Io, trattato come un prigioniero di Guantanamo
20 Marzo 2007
“Mi sono sentito, mi hanno fatto sentire, come un prigioniero di Guantanamo”, queste le parole di Daniele Mastrogiacomo dopo il suo rilascio di ieri pomeriggio. Quindici giorni di prigionia, l’uccisione di fronte ai suoi occhi dell’autista, incatenato giorno e notte, divorato dagli insetti, trascinato da una prigione all’altra per quindici volte. Nessuna di queste esperienze ha mai, neanche per un attimo, fatto pensare all’inviato di Repubblica di esser trattato diversamente da un detenuto nella prigione americana di Guantanamo. Una dichiarazione a dir poco controversa la sua, che però s’intona bene con una vicenda altrettanto ricca di paradossi.
La liberazione dell’inviato è costata il rilascio di cinque talebani: Ustad Yasir, capo di una corrente culturale (che già ha dichiarato che tornerà a combattere); il mufti Latifullah Hakimi, ex portavoce dei talebani; Mansoor Ahmad, fratello del capo dei sequestratori, Dadullah; due comandanti, Hamdullah and Abdul Ghaffar. Un fatto questo che potrebbe avere ripercussioni sulla nostra politica estera, come ha giustamente rilevato Fabrizio Cicchitto, vicecoordinatore nazionale di Forza Italia. Sarà infatti opportuno avviare una riflessione su queste scelte e sulla linea della politica estera da tenere in futuro. Poiché anche se si è trattato di una “misura straordinaria”, la scarcerazione dei cinque guerriglieri è costata molto cara al governo afgano, che, nonostante le critiche, ha acconsentito alle richieste.
Alla scelta “straordinaria” del governo italiano non fa eco certo la linea della Cancelliera Angela Merkel, che non ha alcuna intenzione di cedere al ricatto dei rapitori quando chiedono il ritiro delle truppe tedesche dall’Afghanistan in cambio dei due ostaggi – madre e figlio – tenuti ancora prigionieri. “Deve essere chiaro – ha spiegato la Merkel – che il governo tedesco non è ricattabile”. Appare chiaro quindi che la Germania non richiamerà il proprio contingente di pace in Afghanistan, poiché solo una posizione ferma può essere un “giusto segnale” per chi si è impegnato in questa missione.
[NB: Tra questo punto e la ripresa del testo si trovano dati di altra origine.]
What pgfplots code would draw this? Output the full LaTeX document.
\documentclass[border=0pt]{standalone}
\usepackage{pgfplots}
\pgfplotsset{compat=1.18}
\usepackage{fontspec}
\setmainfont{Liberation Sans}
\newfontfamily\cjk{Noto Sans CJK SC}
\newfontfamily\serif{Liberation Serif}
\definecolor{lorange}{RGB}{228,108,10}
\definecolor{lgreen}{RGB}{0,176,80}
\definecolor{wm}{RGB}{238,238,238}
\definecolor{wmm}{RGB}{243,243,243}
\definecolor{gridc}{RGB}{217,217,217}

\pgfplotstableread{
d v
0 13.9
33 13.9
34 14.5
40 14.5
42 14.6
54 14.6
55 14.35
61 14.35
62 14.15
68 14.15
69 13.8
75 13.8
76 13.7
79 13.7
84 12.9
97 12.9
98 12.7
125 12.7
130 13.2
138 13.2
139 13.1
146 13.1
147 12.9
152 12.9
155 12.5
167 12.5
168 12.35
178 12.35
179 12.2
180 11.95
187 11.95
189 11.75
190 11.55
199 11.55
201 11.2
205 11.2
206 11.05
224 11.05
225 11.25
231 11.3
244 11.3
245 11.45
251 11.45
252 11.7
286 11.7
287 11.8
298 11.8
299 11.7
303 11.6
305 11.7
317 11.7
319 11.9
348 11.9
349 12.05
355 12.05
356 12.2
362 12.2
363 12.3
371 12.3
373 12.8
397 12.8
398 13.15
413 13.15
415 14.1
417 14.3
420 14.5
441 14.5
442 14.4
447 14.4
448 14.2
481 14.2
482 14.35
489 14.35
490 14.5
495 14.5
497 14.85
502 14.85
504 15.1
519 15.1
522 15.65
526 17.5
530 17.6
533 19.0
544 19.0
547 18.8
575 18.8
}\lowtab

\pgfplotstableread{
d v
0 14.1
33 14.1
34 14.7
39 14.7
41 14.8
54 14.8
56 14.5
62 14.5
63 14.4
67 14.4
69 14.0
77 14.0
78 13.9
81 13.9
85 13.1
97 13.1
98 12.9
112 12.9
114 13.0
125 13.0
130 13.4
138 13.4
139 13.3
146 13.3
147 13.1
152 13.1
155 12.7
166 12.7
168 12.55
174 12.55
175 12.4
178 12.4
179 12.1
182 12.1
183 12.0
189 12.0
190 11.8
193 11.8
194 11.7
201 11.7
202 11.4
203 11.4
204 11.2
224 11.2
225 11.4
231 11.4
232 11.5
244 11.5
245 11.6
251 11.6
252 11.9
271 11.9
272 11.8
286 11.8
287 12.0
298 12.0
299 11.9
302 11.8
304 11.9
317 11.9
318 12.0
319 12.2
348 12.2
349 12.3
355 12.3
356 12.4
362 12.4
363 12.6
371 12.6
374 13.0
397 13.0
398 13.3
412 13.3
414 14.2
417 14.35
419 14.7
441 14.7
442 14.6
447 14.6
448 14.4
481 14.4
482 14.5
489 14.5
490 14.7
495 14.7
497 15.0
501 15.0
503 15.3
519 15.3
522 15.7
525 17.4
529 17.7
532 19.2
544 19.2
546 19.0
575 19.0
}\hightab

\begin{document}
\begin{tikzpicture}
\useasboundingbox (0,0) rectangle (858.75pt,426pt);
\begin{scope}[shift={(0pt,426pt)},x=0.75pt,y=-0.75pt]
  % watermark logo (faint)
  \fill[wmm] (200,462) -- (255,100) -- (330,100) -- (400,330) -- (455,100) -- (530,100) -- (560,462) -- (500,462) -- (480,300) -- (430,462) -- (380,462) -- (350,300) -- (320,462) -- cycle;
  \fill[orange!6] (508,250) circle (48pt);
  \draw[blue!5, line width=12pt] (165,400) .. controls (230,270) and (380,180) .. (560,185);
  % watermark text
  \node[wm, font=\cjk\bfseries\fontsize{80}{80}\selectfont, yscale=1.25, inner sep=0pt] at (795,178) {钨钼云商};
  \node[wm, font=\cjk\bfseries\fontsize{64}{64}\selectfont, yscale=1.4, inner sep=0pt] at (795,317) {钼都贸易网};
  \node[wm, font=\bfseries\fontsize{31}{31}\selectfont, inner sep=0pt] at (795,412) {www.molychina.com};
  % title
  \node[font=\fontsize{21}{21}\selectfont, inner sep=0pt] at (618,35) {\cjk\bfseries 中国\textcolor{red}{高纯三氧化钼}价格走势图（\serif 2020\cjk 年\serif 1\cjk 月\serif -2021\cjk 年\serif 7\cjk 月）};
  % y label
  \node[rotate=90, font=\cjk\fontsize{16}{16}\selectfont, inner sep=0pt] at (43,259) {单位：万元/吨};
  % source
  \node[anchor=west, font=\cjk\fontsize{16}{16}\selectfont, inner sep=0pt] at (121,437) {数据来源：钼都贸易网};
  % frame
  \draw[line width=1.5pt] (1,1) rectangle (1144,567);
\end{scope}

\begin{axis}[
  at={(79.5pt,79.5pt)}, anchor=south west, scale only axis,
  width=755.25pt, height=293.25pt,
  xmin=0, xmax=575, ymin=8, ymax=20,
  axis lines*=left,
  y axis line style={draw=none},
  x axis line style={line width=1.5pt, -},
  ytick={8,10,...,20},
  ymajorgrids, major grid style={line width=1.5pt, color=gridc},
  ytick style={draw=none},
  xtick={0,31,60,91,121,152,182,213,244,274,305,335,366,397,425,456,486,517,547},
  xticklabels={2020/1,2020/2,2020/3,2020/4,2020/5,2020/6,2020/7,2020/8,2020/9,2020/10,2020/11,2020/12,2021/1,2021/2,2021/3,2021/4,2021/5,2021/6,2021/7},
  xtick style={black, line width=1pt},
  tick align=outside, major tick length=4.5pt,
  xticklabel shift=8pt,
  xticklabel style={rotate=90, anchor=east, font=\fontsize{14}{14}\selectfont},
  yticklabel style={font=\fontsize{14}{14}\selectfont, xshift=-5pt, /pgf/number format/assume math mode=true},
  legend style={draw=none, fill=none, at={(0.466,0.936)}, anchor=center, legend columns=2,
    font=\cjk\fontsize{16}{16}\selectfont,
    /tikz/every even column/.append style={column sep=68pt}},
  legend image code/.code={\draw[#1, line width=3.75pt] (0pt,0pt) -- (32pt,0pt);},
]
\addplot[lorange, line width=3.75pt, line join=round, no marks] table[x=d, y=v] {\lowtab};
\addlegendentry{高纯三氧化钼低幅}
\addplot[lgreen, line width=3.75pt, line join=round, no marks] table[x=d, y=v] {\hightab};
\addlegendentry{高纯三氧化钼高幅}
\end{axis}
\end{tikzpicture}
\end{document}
Il Presidente afgano Karzai appoggia pienamente la posizione tedesca, e afferma che “la minaccia non è costituita dai talebani, poiché il problema è la debolezza dei governi”. Una dichiarazione rivolta quindi anche al Governo italiano che, cedendo alle richieste dei terroristi, potrebbe aver aperto una falla nella credibilità del paese.
Anche la posizione di Emergency è poco chiara, poiché dopo il ruolo centrale nella mediazione per la liberazione di Mastrogiacomo, questa mattina all’alba i servizi segreti afgani hanno arrestato Rahmatullah Hanafi, il fidato collaboratore di Strada ed “emissario” del governo per le trattative. L’ambasciatore italiano in Afghanistan Ettore Sequi ha spiegato che si tratta di procedure normali dopo un evento del genere, e che nei prossimi giorni potrebbe essere sentito lo stesso Mastrogiacomo. Per tutta risposta, a polemizzare con lo stesso Karzai è Gino Strada, che ha sostenuto: “il governo afgano non ci è stato di grande aiuto, i servizi segreti ci hanno messo dieci ore per consegnare ai nostri di Lashkargah i due prigionieri talebani che erano già nelle loro mani, lì in città, a cinquecento metri dall’ospedale”.
Tuttavia le modalità con cui è avvenuto il prelievo del capo del personale di Emergency sono piuttosto insolite. Anche in virtù del centinaio di persone che si è riunito di fronte all’ospedale protestando per chiedere informazioni sugli altri due ostaggi rapiti insieme al giornalista italiano, l’autista ucciso venerdì scorso, Sayed Agha, e l’interprete liberato ma non consegnato ad Emergency, Ajmal Naskhbandi. Addirittura sono stati intonati cori di morte nei confronti di Rahmatullah, e gli stessi contestatoti hanno minacciato di non lasciar andare via Mastrogiacomo dall’ospedale finché non siano fornite sufficienti spiegazioni.